Copy out the lines of the records below, and only those lines, from the one with "The picture is" through the one with "1.009, 1.557, 2.37];", exactly as they appear.

[START Provided records]

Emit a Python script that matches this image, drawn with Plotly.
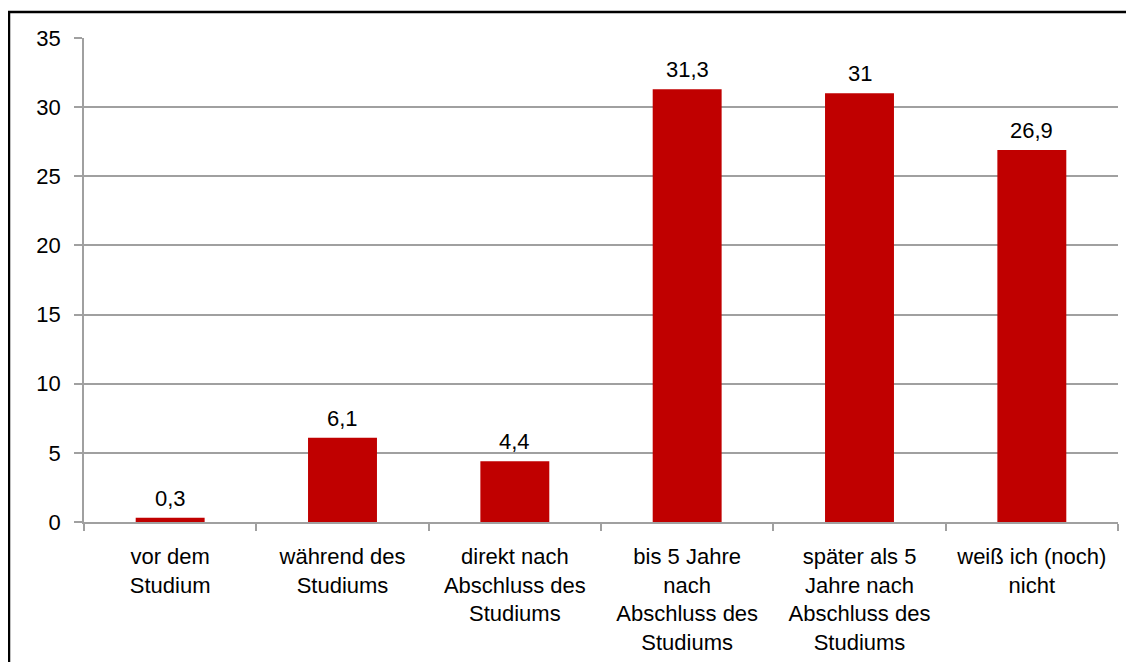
import plotly.graph_objects as go

categories = [
    "vor dem<br>Studium",
    "während des<br>Studiums",
    "direkt nach<br>Abschluss des<br>Studiums",
    "bis 5 Jahre<br>nach<br>Abschluss des<br>Studiums",
    "später als 5<br>Jahre nach<br>Abschluss des<br>Studiums",
    "weiß ich (noch)<br>nicht",
]
values = [0.3, 6.1, 4.4, 31.3, 31.0, 26.9]
value_labels = ["0,3", "6,1", "4,4", "31,3", "31", "26,9"]
y_ticks = [0, 5, 10, 15, 20, 25, 30, 35]

# page body has an 8px margin; compensate so the plot area lands at 84..1118 x 38..522
OFF = 8
W, H = 1134 - 2 * OFF, 670 - 2 * OFF
L, R, T, B = 84 - OFF, W + OFF - 1118, 38 - OFF, H + OFF - 522
pw, ph = W - L - R, H - T - B

FONT = "Liberation Sans, Arial"
FS = 22

fig = go.Figure(go.Bar(
    x=categories, y=values,
    marker=dict(color="#C00000", line=dict(width=0)),
    hoverinfo="x+y",
))

for c, v, t in zip(categories, values, value_labels):
    fig.add_annotation(x=c, y=v, text=t, showarrow=False, yanchor="bottom",
                       yshift=5, font=dict(size=FS, color="black", family=FONT))

def px_x(p):
    return (p - OFF - L) / pw

def px_y(p):
    return (H + OFF - B - p) / ph

fig.add_shape(type="rect", xref="paper", yref="paper",
              x0=px_x(9), x1=px_x(1160), y0=px_y(700), y1=px_y(12),
              line=dict(color="black", width=2.5), fillcolor="rgba(0,0,0,0)")

fig.update_layout(
    width=W, height=H,
    margin=dict(l=L, r=R, t=T, b=B, autoexpand=False),
    paper_bgcolor="white", plot_bgcolor="white",
    bargap=0.6,
    showlegend=False,
    font=dict(family=FONT, size=FS, color="black"),
    xaxis=dict(
        type="category", tickson="boundaries", ticks="outside", ticklen=7,
        tickcolor="#A0A0A0", tickwidth=1.5, showgrid=False,
        showline=True, linecolor="#A0A0A0", linewidth=1.5,
        tickfont=dict(size=FS), tickangle=0, ticklabelstandoff=14,
        automargin=False,
    ),
    yaxis=dict(
        range=[0, 35], tickvals=y_ticks, ticks="outside", ticklen=8,
        tickcolor="#A0A0A0", tickwidth=1.5,
        showgrid=True, gridcolor="#A0A0A0", gridwidth=1.5,
        showline=True, linecolor="#A0A0A0", linewidth=1.5,
        zeroline=False, tickfont=dict(size=FS), ticklabelstandoff=9,
        automargin=False,
    ),
)

fig.write_html("out.html")
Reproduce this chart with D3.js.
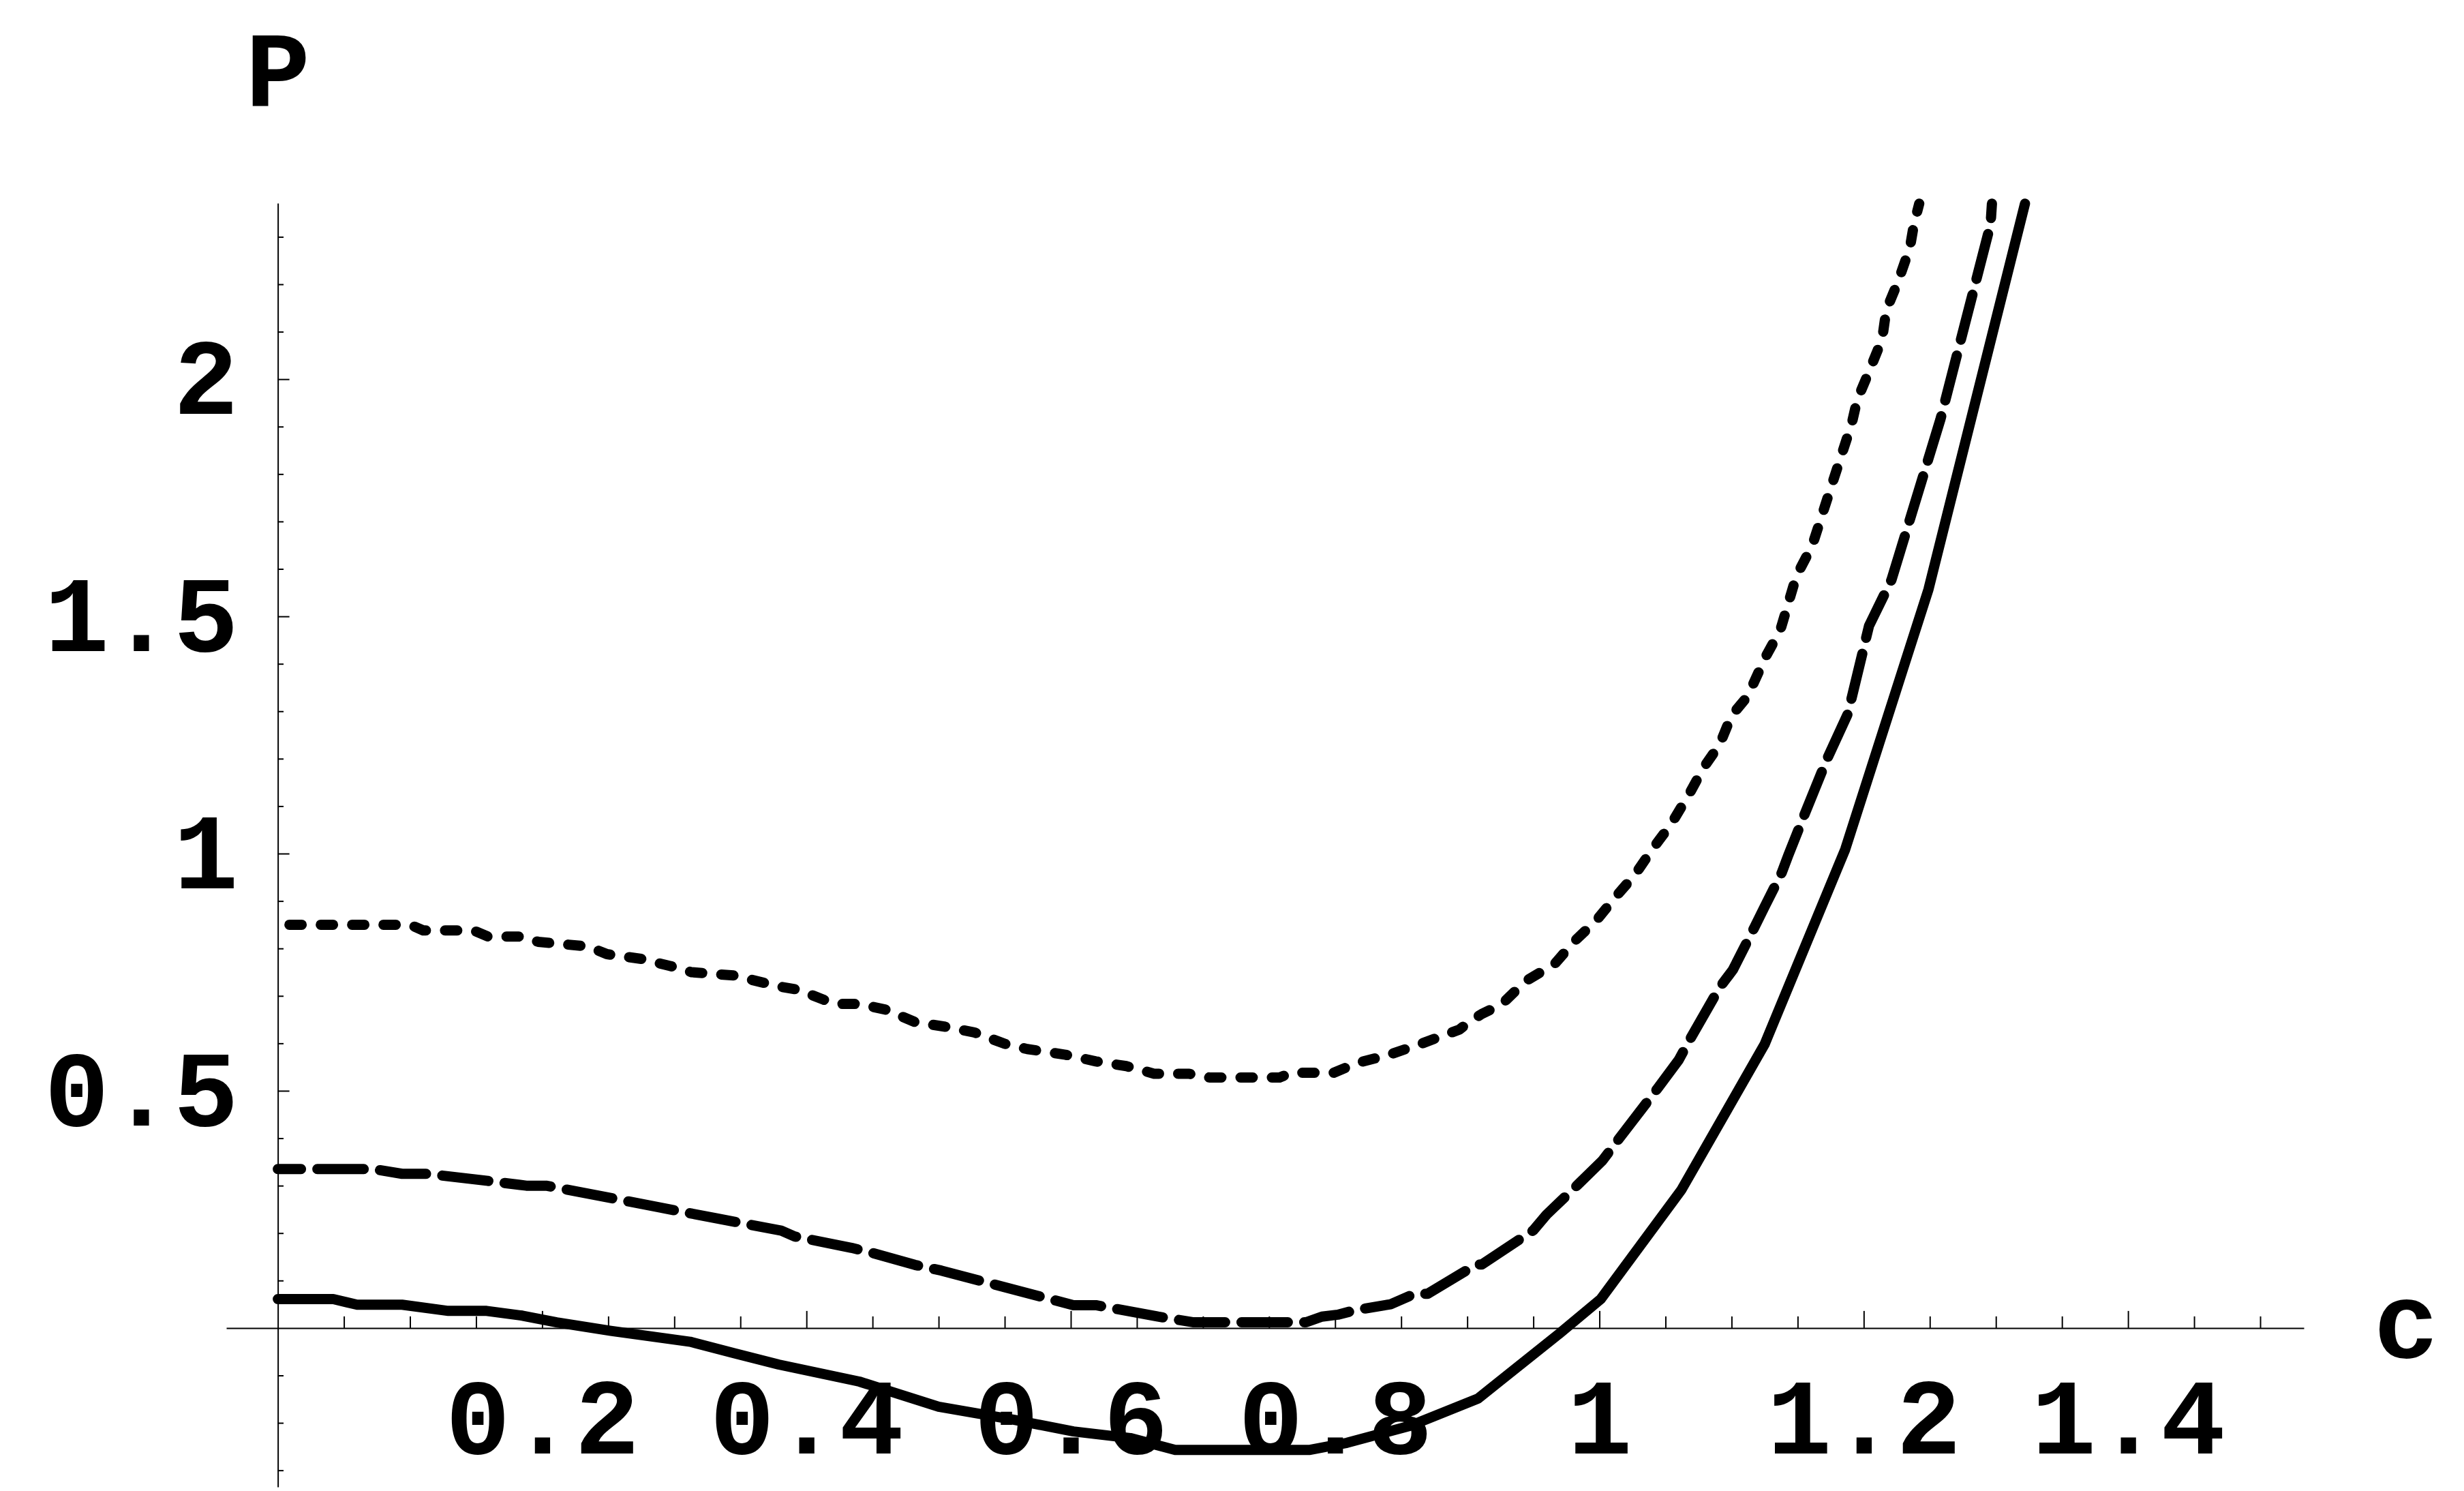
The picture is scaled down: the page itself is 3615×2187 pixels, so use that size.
<!DOCTYPE html>
<html>
<head>
<meta charset="utf-8">
<script src="https://cdn.jsdelivr.net/npm/d3@7"></script>
<style>
  html, body { margin: 0; padding: 0; background: #ffffff; }
  .label { font-family: "Liberation Mono", "Courier New", monospace; font-weight: bold; font-size: 158px; fill: #000; }
</style>
</head>
<body>
<div id="chart"></div>
<script>
// Curve data (c, P)
var solidC  = [0, 0.042, 0.060, 0.094, 0.129, 0.158, 0.185, 0.211, 0.252, 0.312, 0.345, 0.379, 0.440, 0.500, 0.558, 0.602, 0.645, 0.679, 0.781, 0.809, 0.857, 0.908, 0.970, 1.001, 1.062, 1.125, 1.186, 1.249, 1.322];
var solidP  = [0.061, 0.061, 0.049, 0.049, 0.036, 0.036, 0.026, 0.012, -0.006, -0.029, -0.053, -0.077, -0.113, -0.166, -0.194, -0.218, -0.232, -0.257, -0.257, -0.242, -0.206, -0.149, -0.011, 0.061, 0.291, 0.598, 1.009, 1.557, 2.37];

var dashedC = [0, 0.072, 0.094, 0.113, 0.159, 0.188, 0.203, 0.381, 0.391, 0.434, 0.450, 0.482, 0.502, 0.569, 0.602, 0.619, 0.666, 0.693, 0.778, 0.790, 0.802, 0.816, 0.842, 0.860, 0.870, 0.907, 0.911, 0.950, 0.960, 0.984, 1.002, 1.014, 1.044, 1.060, 1.068, 1.091, 1.101, 1.117, 1.125, 1.138, 1.143, 1.155, 1.172, 1.188, 1.204, 1.221, 1.258, 1.296, 1.297];
var dashedP = [0.335, 0.335, 0.325, 0.325, 0.310, 0.300, 0.300, 0.205, 0.193, 0.169, 0.158, 0.133, 0.121, 0.072, 0.048, 0.048, 0.024, 0.012, 0.012, 0.024, 0.028, 0.038, 0.050, 0.072, 0.072, 0.134, 0.134, 0.206, 0.239, 0.303, 0.352, 0.396, 0.505, 0.565, 0.606, 0.718, 0.755, 0.843, 0.888, 0.960, 0.997, 1.081, 1.198, 1.295, 1.480, 1.577, 1.915, 2.327, 2.37];

var dottedC = [0, 0.100, 0.110, 0.148, 0.159, 0.185, 0.197, 0.235, 0.249, 0.275, 0.297, 0.313, 0.345, 0.379, 0.394, 0.413, 0.423, 0.440, 0.460, 0.482, 0.505, 0.527, 0.550, 0.567, 0.596, 0.619, 0.642, 0.663, 0.689, 0.705, 0.758, 0.767, 0.799, 0.816, 0.841, 0.865, 0.894, 0.902, 0.911, 0.926, 0.944, 0.966, 0.981, 0.998, 1.012, 1.027, 1.041, 1.054, 1.068, 1.079, 1.091, 1.100, 1.112, 1.126, 1.137, 1.149, 1.161, 1.175, 1.191, 1.195, 1.204, 1.214, 1.217, 1.226, 1.235, 1.238, 1.242];
var dottedP = [0.850, 0.850, 0.838, 0.838, 0.825, 0.825, 0.814, 0.804, 0.788, 0.778, 0.763, 0.750, 0.743, 0.720, 0.713, 0.692, 0.683, 0.683, 0.671, 0.645, 0.635, 0.623, 0.599, 0.588, 0.576, 0.562, 0.552, 0.536, 0.536, 0.528, 0.528, 0.538, 0.538, 0.558, 0.576, 0.599, 0.629, 0.646, 0.662, 0.682, 0.731, 0.767, 0.815, 0.860, 0.908, 0.956, 1.013, 1.061, 1.126, 1.182, 1.230, 1.291, 1.331, 1.416, 1.472, 1.585, 1.649, 1.770, 1.907, 1.956, 2.016, 2.085, 2.145, 2.206, 2.278, 2.327, 2.37];

// Ticks
var xMajor = [0.2, 0.4, 0.6, 0.8, 1.0, 1.2, 1.4];
var xLabels = ["0.2", "0.4", "0.6", "0.8", "1", "1.2", "1.4"];
var xMinor = [0.05, 0.1, 0.15, 0.25, 0.3, 0.35, 0.45, 0.5, 0.55, 0.65, 0.7, 0.75, 0.85, 0.9, 0.95, 1.05, 1.1, 1.15, 1.25, 1.3, 1.35, 1.45, 1.5];
var yMajor = [0.5, 1.0, 1.5, 2.0];
var yLabels = ["0.5", "1", "1.5", "2"];
var yMinor = [-0.3, -0.2, -0.1, 0.1, 0.2, 0.3, 0.4, 0.6, 0.7, 0.8, 0.9, 1.1, 1.2, 1.3, 1.4, 1.6, 1.7, 1.8, 1.9, 2.1, 2.2, 2.3];

var width = 3615, height = 2187;

var svg = d3.select("#chart")
  .append("svg")
  .attr("width", width)
  .attr("height", height)
  .style("display", "block");

svg.append("rect").attr("width", width).attr("height", height).attr("fill", "#fff");

// Scales (axis line extents = plot range)
var xScale = d3.scaleLinear()
  .domain([-0.039, 1.533])
  .range([332, 3380]);

var yScale = d3.scaleLinear()
  .domain([-0.335, 2.371])
  .range([2181, 298]);

var x0 = xScale(0), y0 = yScale(0);

function styleAxis(g) {
  g.selectAll("path.domain").attr("stroke", "#000").attr("stroke-width", 2);
  g.selectAll(".tick line").attr("stroke", "#000").attr("stroke-width", 2);
}

// x axis: line + ticks pointing up
var xMinorAxis = d3.axisTop(xScale).tickValues(xMinor).tickSize(17).tickSizeOuter(0).tickFormat("");
var xMajorAxis = d3.axisTop(xScale).tickValues(xMajor).tickSize(25).tickSizeOuter(0).tickFormat("");

svg.append("g").attr("transform", "translate(0," + y0 + ")").call(xMinorAxis).call(styleAxis);
svg.append("g").attr("transform", "translate(0," + y0 + ")").call(xMajorAxis).call(styleAxis)
  .select("path.domain").remove();

// x labels
var xLabelAxis = d3.axisBottom(xScale).tickValues(xMajor).tickSize(0).tickPadding(72)
  .tickFormat(function(d, i) { return xLabels[i]; });
var xl = svg.append("g").attr("transform", "translate(0," + y0 + ")").call(xLabelAxis);
xl.select("path.domain").remove();
xl.attr("font-family", null).attr("font-size", null);
xl.selectAll("text").attr("class", "label").attr("fill", "#000");

// y axis: line + ticks pointing right
var yMinorAxis = d3.axisRight(yScale).tickValues(yMinor).tickSize(8.4).tickSizeOuter(0).tickFormat("");
var yMajorAxis = d3.axisRight(yScale).tickValues(yMajor).tickSize(17).tickSizeOuter(0).tickFormat("");

svg.append("g").attr("transform", "translate(" + x0 + ",0)").call(yMinorAxis).call(styleAxis);
svg.append("g").attr("transform", "translate(" + x0 + ",0)").call(yMajorAxis).call(styleAxis)
  .select("path.domain").remove();

// y labels
var yLabelAxis = d3.axisLeft(yScale).tickValues(yMajor).tickSize(0).tickPadding(58)
  .tickFormat(function(d, i) { return yLabels[i]; });
var yl = svg.append("g").attr("transform", "translate(" + x0 + ",0)").call(yLabelAxis);
yl.select("path.domain").remove();
yl.attr("font-family", null).attr("font-size", null);
yl.selectAll("text").attr("class", "label").attr("fill", "#000");

// axis titles
svg.append("text")
  .attr("class", "label")
  .attr("x", x0)
  .attr("y", 156)
  .attr("text-anchor", "middle")
  .text("P");

svg.append("text")
  .attr("class", "label")
  .attr("x", 3530)
  .attr("y", 1991)
  .attr("text-anchor", "middle")
  .text("c");

// curves
var line = d3.line()
  .x(function(d) { return xScale(d[0]); })
  .y(function(d) { return yScale(d[1]); });

function zipCurve(cs, ps) {
  return cs.map(function(c, i) { return [c, ps[i]]; });
}

var curves = [
  { name: "dotted", data: zipCurve(dottedC, dottedP), dash: "18,28", offset: 29 },
  { name: "dashed", data: zipCurve(dashedC, dashedP), dash: "68,24", offset: 34 },
  { name: "solid",  data: zipCurve(solidC, solidP),   dash: null,    offset: 0 }
];

svg.selectAll(".curve")
  .data(curves)
  .enter()
  .append("path")
  .attr("class", "curve")
  .attr("d", function(d) { return line(d.data); })
  .attr("fill", "none")
  .attr("stroke", "#000")
  .attr("stroke-width", 15)
  .attr("stroke-linecap", "round")
  .attr("stroke-linejoin", "round")
  .attr("stroke-dasharray", function(d) { return d.dash; })
  .attr("stroke-dashoffset", function(d) { return d.offset; });
</script>
</body>
</html>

[END Provided records]

## Written solution
The picture is scaled down: the page itself is 3615×2187 pixels, so use that size.
<!DOCTYPE html>
<html>
<head>
<meta charset="utf-8">
<script src="https://cdn.jsdelivr.net/npm/d3@7"></script>
<style>
  html, body { margin: 0; padding: 0; background: #ffffff; }
  .label { font-family: "Liberation Mono", "Courier New", monospace; font-weight: bold; font-size: 158px; fill: #000; }
</style>
</head>
<body>
<div id="chart"></div>
<script>
// Curve data (c, P)
var solidC  = [0, 0.042, 0.060, 0.094, 0.129, 0.158, 0.185, 0.211, 0.252, 0.312, 0.345, 0.379, 0.440, 0.500, 0.558, 0.602, 0.645, 0.679, 0.781, 0.809, 0.857, 0.908, 0.970, 1.001, 1.062, 1.125, 1.186, 1.249, 1.322];
var solidP  = [0.061, 0.061, 0.049, 0.049, 0.036, 0.036, 0.026, 0.012, -0.006, -0.029, -0.053, -0.077, -0.113, -0.166, -0.194, -0.218, -0.232, -0.257, -0.257, -0.242, -0.206, -0.149, -0.011, 0.061, 0.291, 0.598, 1.009, 1.557, 2.37];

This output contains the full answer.